Imagine having a drunken fistfight with a fireworks display in a sandstorm — but in all the good ways — and that’ll give you a passable idea of how Nex Machina plays.
The much-anticipated collaboration between Finnish arcade shooter stars Housemarque and industry legend Eugene Jarvis (Robotron: 2084, Defender, Smash TV), Nex Machina puts you in the shoes of a nameless warrior tasked with saving valuable scientists in the aftermath of a robot uprising. While the spectacular voxel-based engine, carried over from Housemarque’s PlayStation 4 launch title Resogun, is certainly a head-turner, it’s the way that Jarvis’s influence is felt at the game’s core that is its real x-factor. With its fast, robot shootin’ and human savin’ gameplay, Nex Machina is essentially a modern Robotron, one that lives up to that game’s storied legacy with aplomb.

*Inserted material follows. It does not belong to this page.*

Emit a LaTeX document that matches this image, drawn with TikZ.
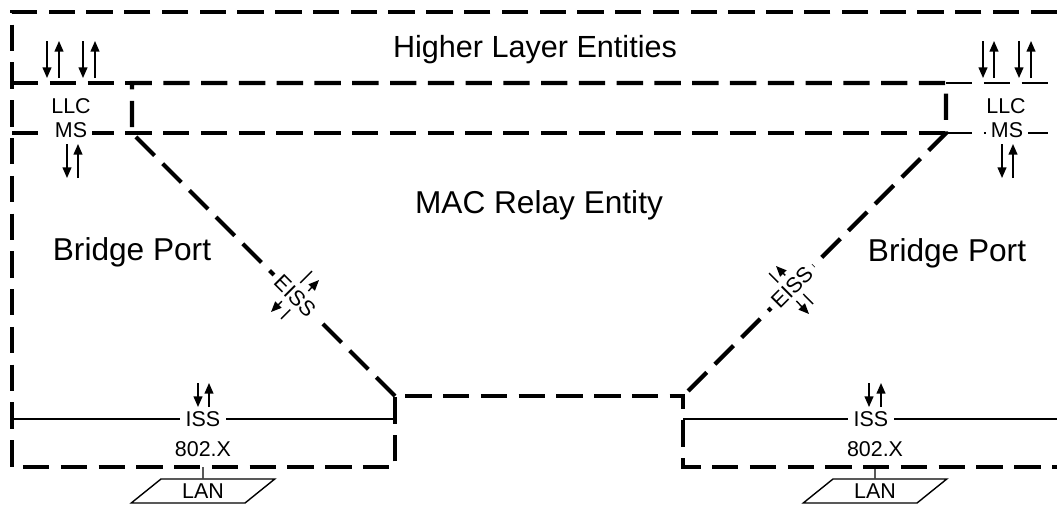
\documentclass[tikz,border=0pt]{standalone}
\usepackage{fontspec}
\setmainfont{Liberation Sans}
\usetikzlibrary{arrows.meta,shapes.geometric}

\begin{document}
\begin{tikzpicture}[x=0.02cm,y=-0.02cm,frame/.style={line width=2.4pt,dash pattern=on 15pt off 6.5pt},thinframe/.style={line width=0.8pt,dash pattern=on 15pt off 6.5pt},wire/.style={line width=0.8pt},arr/.style={-{Triangle[length=6pt,width=5pt]},line width=0.8pt},big/.style={font=\fontsize{17.4}{20}\selectfont,anchor=base},port/.style={font=\fontsize{18}{21}\selectfont,anchor=base},lbl/.style={font=\fontsize{12.2}{14}\selectfont,fill=white,inner xsep=3pt,inner ysep=1pt,anchor=base},eiss/.style={font=\fontsize{12.2}{14}\selectfont,fill=white,inner sep=3pt},lan/.style={draw,line width=0.8pt,trapezium,trapezium left angle=45,trapezium right angle=135,trapezium stretches=true,minimum width=2.88cm,minimum height=0.48cm,inner sep=0pt,font=\fontsize{12.2}{14}\selectfont}]
\useasboundingbox (0,0) rectangle (1057,504);
% boxes
\draw[frame] (1057,12)--(12,12)--(12,467)--(395,467)--(395,396)--(683,396)--(683,467)--(1057,467);
\draw[frame] (395,396)--(132,133)--(132,83)--(946,83)--(946,133)--(683,396);
\draw[frame] (12,83)--(132,83);
\draw[frame] (12,133)--(946,133);
\draw[thinframe] (946,83)--(1057,83);
\draw[thinframe] (946,133)--(1057,133);
\draw[wire] (12,419)--(395,419);
\draw[wire] (683,419)--(1057,419);
% service arrows
\draw[arr] (47,41)--(47,78); \draw[arr] (59,78)--(59,41);
\draw[arr] (83,41)--(83,78); \draw[arr] (95,78)--(95,41);
\draw[arr] (983,41)--(983,78); \draw[arr] (994,78)--(994,41);
\draw[arr] (1019,41)--(1019,78); \draw[arr] (1031,78)--(1031,41);
\draw[arr] (67,144)--(67,178); \draw[arr] (78,178)--(78,144);
\draw[arr] (1002,144)--(1002,178); \draw[arr] (1013,178)--(1013,144);
\draw[arr] (198,383)--(198,407); \draw[arr] (209,407)--(209,383);
\draw[arr] (869,383)--(869,407); \draw[arr] (881,407)--(881,383);
\draw[arr] (281,319)--(319,280); \draw[arr] (312,271)--(271,312);
\draw[arr] (813,304)--(776,266); \draw[arr] (769,273)--(809,314);
% labels
\node[big] (hle) at (535,57) {Higher Layer Entities};
\node[big,font=\fontsize{18}{21}\selectfont] (mre) at (539,213) {MAC Relay Entity};
\node[port] (bpL) at (132,260) {Bridge Port};
\node[port] (bpR) at (947,261) {Bridge Port};
\node[lbl] (llcL) at (71,113) {LLC};
\node[lbl] (msL) at (71,137) {MS};
\node[lbl] (llcR) at (1006,113) {LLC};
\node[lbl] (msR) at (1007,137) {MS};
\node[eiss,rotate=-45] (eissL) at (295,296) {EISS};
\node[eiss,rotate=45] (eissR) at (792,287) {EISS};
\node[lbl] (issL) at (203,426) {ISS};
\node[lbl] (issR) at (871,426) {ISS};
\node[lbl] (macL) at (203,456) {802.X};
\node[lbl] (macR) at (875,456) {802.X};
\node[lan] (lanL) at (203,491) {LAN};
\node[lan] (lanR) at (875,491) {LAN};
\draw[wire] (203,467)--(lanL.north);
\draw[wire] (875,467)--(lanR.north);
\end{tikzpicture}
\end{document}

The game’s old-school philosophy is best exemplified by its strategic layer. It’s a game about space, and how its diverse cast of characters aim to rob it from you. Waves of grunts funnel you away from the precious humans, while turrets lay down suppressive fire, trying to restrict your movement, and make it easier for the horde to corner and overwhelm you (PRO TIP: Turrets are bastards. Shoot them first).
Nex Machina’s controls are instantly familiar, keeping within the twin-stick wheelhouse. The left trigger gives you a dash, which is essential for staying alive around the more bullet hell-inspired enemies (of which there are a lot) while the right activates your special weapon, which can be found via cycling pick-ups when certain crates are destroyed.
The special weapons tend to be designed around different playstyles. The missile launcher is good for straight shooting, but advanced players may prefer the kamikaze options offered by the sword, or a more deliberate, sniper-esque style catered to by the laser and (painfully slow) longshot. The arguably most useful weapon is the detonator, an explosive ball that can be launched remotely and provides offensive punch while allowing you to stay mobile.
As you’d expect from a game taking its cues from the golden age of arcades, none of this is easy. So challenging is Nex Machina, in fact, that the onscreen instructions actually recommend playing through the Arcade mode on the easiest setting first. This is partly in order to unlock worlds for the other modes, but also just so you can acclimatise yourself to the game’s systems before jumping into the meat-grinder.
Enemy patterns run to a specific order, and as with all the great coin-op shooters each level becomes a kind of high-octane puzzle: you identify the high-priority targets, learn the patterns, and figure out the best strategy for clearing the room in the most efficient manner. The reward is that occasional golden run, where you get everything… just… right, and manage to push yourself that little bit further, your high score just that little bit further up. A great shooter, no matter how hard it is on you, respects your efforts and is always teaching you, even when it’s incessantly kicking your arse into jelly.
Nex Machina encourages the player to display a similar lack of timidity, to manage the crowd, stay on the offensive and keep carving out space to avoid getting backed into a corner. It doesn’t reward aggressive play, but assertive play — a big difference, one which, when mastered, leads to heart-thumping moments of exhilaration as you repeatedly cheat death in a flurry of laser-fried voxel viscera.

You earn coins that are used to unlock modes with various modifiers, from sped-up game play to timed score-attack modes. While not all of these modes are entirely successful — the fast modes, for example, make small bullets and enemies much harder to see in the now twice as intense particle frenzy, in a way that feels cheap — they do help replayability, but ultimately Nex Machina isn’t a game for people who are too fundamentalist about modern notions of content. This is a game possessed of a kind of laser-keen focus you don’t see much nowadays, and these are levels made to be played over and over, until every last enemy wave, hidden goodie, nook and cranny are etched into the memory for optimal score opportunity.
The game’s only real misstep is having the dash on the trigger. On my new Xbox One controller, the trigger’s millisecond’s travel time doesn’t always provide the responsiveness you need in the heat of the moment. It’s not a dealbreaker by any means, but noticeable in a game comprised almost entirely of hot moments and which led to a few frustrating deaths.

Our verdict:
Hosemarque’s finest game so far, Nex Machina is a retro game fan’s wet dream, all the sweeter coming hot on the heels of Jeff Minter’s superb, Trent Reznor endorsed Polybius. There’s something genuinely heartwarming about the fact that two of the best games of the year so far see two legendary games designers from the early days of the medium, bring their styles into the modern age so triumphantly.